--- BEGIN ---

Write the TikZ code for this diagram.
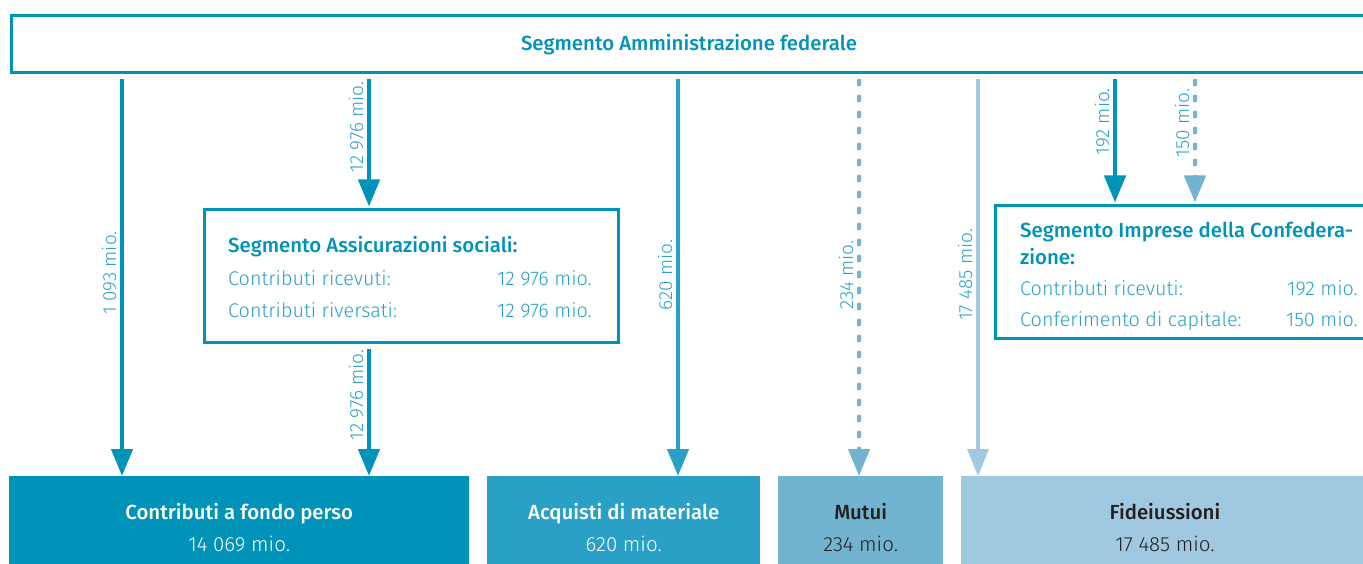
\documentclass[tikz,border=0pt]{standalone}
\usepackage{fontspec}
\setmainfont{Fira Sans}[UprightFont=* Light, BoldFont=* Medium]
\usetikzlibrary{arrows.meta}
\definecolor{cA}{HTML}{0093BA}
\definecolor{cB}{HTML}{2AA0C6}
\definecolor{cC}{HTML}{72B3D0}
\definecolor{cD}{HTML}{A0C8E0}
\definecolor{cT}{HTML}{2AA0C6}
\definecolor{cK}{HTML}{231F20}
\tikzset{
  frame/.style={draw=cA, line width=3pt, fill=white, inner sep=0pt},
  flow/.style={line width=4.5pt, -{Triangle[width=21pt,length=27pt]}, shorten <=5pt},
  dash flow/.style={flow, dash pattern=on 7pt off 9pt},
  vlabel/.style={rotate=90, anchor=base, inner sep=0pt, text=cT, font=\fontsize{19}{22}\selectfont},
  botbox/.style={anchor=north west, minimum height=90pt, inner sep=0pt},
  bttl/.style={anchor=base, inner sep=0pt, font=\fontsize{20.4}{24}\selectfont\bfseries},
  bval/.style={anchor=base, inner sep=0pt, font=\fontsize{20.5}{24}\selectfont},
  ttl/.style={font=\fontsize{20.4}{24}\selectfont\bfseries, text=cA, inner sep=0pt},
  row/.style={font=\fontsize{19.8}{24}\selectfont, text=cT, inner sep=0pt}
}
\begin{document}
\begin{tikzpicture}[x=1pt,y=-1pt]
\useasboundingbox (0,0) rectangle (1363,564);
% top box
\node[frame, anchor=north west, minimum width=1358pt, minimum height=57pt] (top) at (10,14) {};
\node[ttl, anchor=base] (topT) at (689,51) {Segmento Amministrazione federale};
% bottom boxes
\node[botbox, fill=cA, minimum width=460pt] (b1) at (9,476) {};
\node[bttl, text=white] (b1t) at (b1.center |- 0,519) {Contributi a fondo perso};
\node[bval, text=white] (b1v) at (b1.center |- 0,551) {14 069 mio.};
\node[botbox, fill=cB, minimum width=273pt] (b2) at (487,476) {};
\node[bttl, text=white] (b2t) at (b2.center |- 0,519) {Acquisti di materiale};
\node[bval, text=white] (b2v) at (b2.center |- 0,551) {620 mio.};
\node[botbox, fill=cC, minimum width=165pt] (b3) at (778,476) {};
\node[bttl, text=cK] (b3t) at (b3.center |- 0,519) {Mutui};
\node[bval, text=cK] (b3v) at (b3.center |- 0,551) {234 mio.};
\node[botbox, fill=cD, minimum width=408pt] (b4) at (961,476) {};
\node[bttl, text=cK] (b4t) at (1165,519) {Fideiussioni};
\node[bval, text=cK] (b4v) at (1165,551) {17 485 mio.};
% middle boxes
\node[frame, anchor=north west, minimum width=414pt, minimum height=133pt] (soc) at (203,208) {};
\node[ttl, anchor=base west] (socT) at (228,253) {Segmento Assicurazioni sociali:};
\node[row, anchor=base west] (socR1) at (228,285) {Contributi ricevuti:};
\node[row, anchor=base east] (socV1) at (592,285) {12 976 mio.};
\node[row, anchor=base west] (socR2) at (228,317) {Contributi riversati:};
\node[row, anchor=base east] (socV2) at (592,317) {12 976 mio.};

\node[frame, anchor=north west, minimum width=380pt, minimum height=133pt] (imp) at (994,204) {};
\node[ttl, anchor=base west] (impT1) at (1020,238) {Segmento Imprese della Confedera-};
\node[ttl, anchor=base west] (impT2) at (1020,265) {zione:};
\node[row, anchor=base west] (impR1) at (1020,295) {Contributi ricevuti:};
\node[row, anchor=base east] (impV1) at (1358,295) {192 mio.};
\node[row, anchor=base west] (impR2) at (1020,326) {Conferimento di capitale:};
\node[row, anchor=base east] (impV2) at (1358,326) {150 mio.};

% columns
\coordinate (k1) at (122,0);
\coordinate (k2) at (369,0);
\coordinate (k3) at (678,0);
\coordinate (k4) at (859,0);
\coordinate (k5) at (978,0);
\coordinate (k6) at (1115,0);
\coordinate (k7) at (1195,0);

\draw[flow, draw=cA, fill=cA] (top.south -| k1) -- (b1.north -| k1);
\draw[flow, draw=cA, fill=cA, shorten >=1.5pt] (top.south -| k2) -- (soc.north -| k2);
\draw[flow, draw=cA, fill=cA] (soc.south -| k2) -- (b1.north -| k2);
\draw[flow, draw=cB, fill=cB] (top.south -| k3) -- (b2.north -| k3);
\draw[dash flow, draw=cC, fill=cC] (top.south -| k4) -- (b3.north -| k4);
\draw[flow, draw=cD, fill=cD, line width=3.5pt] (top.south -| k5) -- (b4.north -| k5);
\draw[flow, draw=cA, fill=cA, shorten >=1.5pt] (top.south -| k6) -- (imp.north -| k6);
\draw[dash flow, draw=cC, fill=cC, shorten >=1.5pt] (top.south -| k7) -- (imp.north -| k7);

% labels
\node[vlabel] (l1) at (116,273) {1 093 mio.};
\node[vlabel] (l2) at (363,127) {12 976 mio.};
\node[vlabel] (l3) at (363,395) {12 976 mio.};
\node[vlabel] (l4) at (672,275) {620 mio.};
\node[vlabel] (l5) at (853,275) {234 mio.};
\node[vlabel] (l6) at (972,275) {17 485 mio.};
\node[vlabel] (l7) at (1109,122) {192 mio.};
\node[vlabel] (l8) at (1189,123) {150 mio.};
\end{tikzpicture}
\end{document}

--- END ---

**SET PROBLEM**
Quote the preceding listing precisely and completely, omitting its images.

**WRITTEN SOLUTION**
Write the TikZ code for this diagram.
\documentclass[tikz,border=0pt]{standalone}
\usepackage{fontspec}
\setmainfont{Fira Sans}[UprightFont=* Light, BoldFont=* Medium]
\usetikzlibrary{arrows.meta}
\definecolor{cA}{HTML}{0093BA}
\definecolor{cB}{HTML}{2AA0C6}
\definecolor{cC}{HTML}{72B3D0}
\definecolor{cD}{HTML}{A0C8E0}
\definecolor{cT}{HTML}{2AA0C6}
\definecolor{cK}{HTML}{231F20}
\tikzset{
  frame/.style={draw=cA, line width=3pt, fill=white, inner sep=0pt},
  flow/.style={line width=4.5pt, -{Triangle[width=21pt,length=27pt]}, shorten <=5pt},
  dash flow/.style={flow, dash pattern=on 7pt off 9pt},
  vlabel/.style={rotate=90, anchor=base, inner sep=0pt, text=cT, font=\fontsize{19}{22}\selectfont},
  botbox/.style={anchor=north west, minimum height=90pt, inner sep=0pt},
  bttl/.style={anchor=base, inner sep=0pt, font=\fontsize{20.4}{24}\selectfont\bfseries},
  bval/.style={anchor=base, inner sep=0pt, font=\fontsize{20.5}{24}\selectfont},
  ttl/.style={font=\fontsize{20.4}{24}\selectfont\bfseries, text=cA, inner sep=0pt},
  row/.style={font=\fontsize{19.8}{24}\selectfont, text=cT, inner sep=0pt}
}
\begin{document}
\begin{tikzpicture}[x=1pt,y=-1pt]
\useasboundingbox (0,0) rectangle (1363,564);
% top box
\node[frame, anchor=north west, minimum width=1358pt, minimum height=57pt] (top) at (10,14) {};
\node[ttl, anchor=base] (topT) at (689,51) {Segmento Amministrazione federale};
% bottom boxes
\node[botbox, fill=cA, minimum width=460pt] (b1) at (9,476) {};
\node[bttl, text=white] (b1t) at (b1.center |- 0,519) {Contributi a fondo perso};
\node[bval, text=white] (b1v) at (b1.center |- 0,551) {14 069 mio.};
\node[botbox, fill=cB, minimum width=273pt] (b2) at (487,476) {};
\node[bttl, text=white] (b2t) at (b2.center |- 0,519) {Acquisti di materiale};
\node[bval, text=white] (b2v) at (b2.center |- 0,551) {620 mio.};
\node[botbox, fill=cC, minimum width=165pt] (b3) at (778,476) {};
\node[bttl, text=cK] (b3t) at (b3.center |- 0,519) {Mutui};
\node[bval, text=cK] (b3v) at (b3.center |- 0,551) {234 mio.};
\node[botbox, fill=cD, minimum width=408pt] (b4) at (961,476) {};
\node[bttl, text=cK] (b4t) at (1165,519) {Fideiussioni};
\node[bval, text=cK] (b4v) at (1165,551) {17 485 mio.};
% middle boxes
\node[frame, anchor=north west, minimum width=414pt, minimum height=133pt] (soc) at (203,208) {};
\node[ttl, anchor=base west] (socT) at (228,253) {Segmento Assicurazioni sociali:};
\node[row, anchor=base west] (socR1) at (228,285) {Contributi ricevuti:};
\node[row, anchor=base east] (socV1) at (592,285) {12 976 mio.};
\node[row, anchor=base west] (socR2) at (228,317) {Contributi riversati:};
\node[row, anchor=base east] (socV2) at (592,317) {12 976 mio.};

\node[frame, anchor=north west, minimum width=380pt, minimum height=133pt] (imp) at (994,204) {};
\node[ttl, anchor=base west] (impT1) at (1020,238) {Segmento Imprese della Confedera-};
\node[ttl, anchor=base west] (impT2) at (1020,265) {zione:};
\node[row, anchor=base west] (impR1) at (1020,295) {Contributi ricevuti:};
\node[row, anchor=base east] (impV1) at (1358,295) {192 mio.};
\node[row, anchor=base west] (impR2) at (1020,326) {Conferimento di capitale:};
\node[row, anchor=base east] (impV2) at (1358,326) {150 mio.};

% columns
\coordinate (k1) at (122,0);
\coordinate (k2) at (369,0);
\coordinate (k3) at (678,0);
\coordinate (k4) at (859,0);
\coordinate (k5) at (978,0);
\coordinate (k6) at (1115,0);
\coordinate (k7) at (1195,0);

\draw[flow, draw=cA, fill=cA] (top.south -| k1) -- (b1.north -| k1);
\draw[flow, draw=cA, fill=cA, shorten >=1.5pt] (top.south -| k2) -- (soc.north -| k2);
\draw[flow, draw=cA, fill=cA] (soc.south -| k2) -- (b1.north -| k2);
\draw[flow, draw=cB, fill=cB] (top.south -| k3) -- (b2.north -| k3);
\draw[dash flow, draw=cC, fill=cC] (top.south -| k4) -- (b3.north -| k4);
\draw[flow, draw=cD, fill=cD, line width=3.5pt] (top.south -| k5) -- (b4.north -| k5);
\draw[flow, draw=cA, fill=cA, shorten >=1.5pt] (top.south -| k6) -- (imp.north -| k6);
\draw[dash flow, draw=cC, fill=cC, shorten >=1.5pt] (top.south -| k7) -- (imp.north -| k7);

% labels
\node[vlabel] (l1) at (116,273) {1 093 mio.};
\node[vlabel] (l2) at (363,127) {12 976 mio.};
\node[vlabel] (l3) at (363,395) {12 976 mio.};
\node[vlabel] (l4) at (672,275) {620 mio.};
\node[vlabel] (l5) at (853,275) {234 mio.};
\node[vlabel] (l6) at (972,275) {17 485 mio.};
\node[vlabel] (l7) at (1109,122) {192 mio.};
\node[vlabel] (l8) at (1189,123) {150 mio.};
\end{tikzpicture}
\end{document}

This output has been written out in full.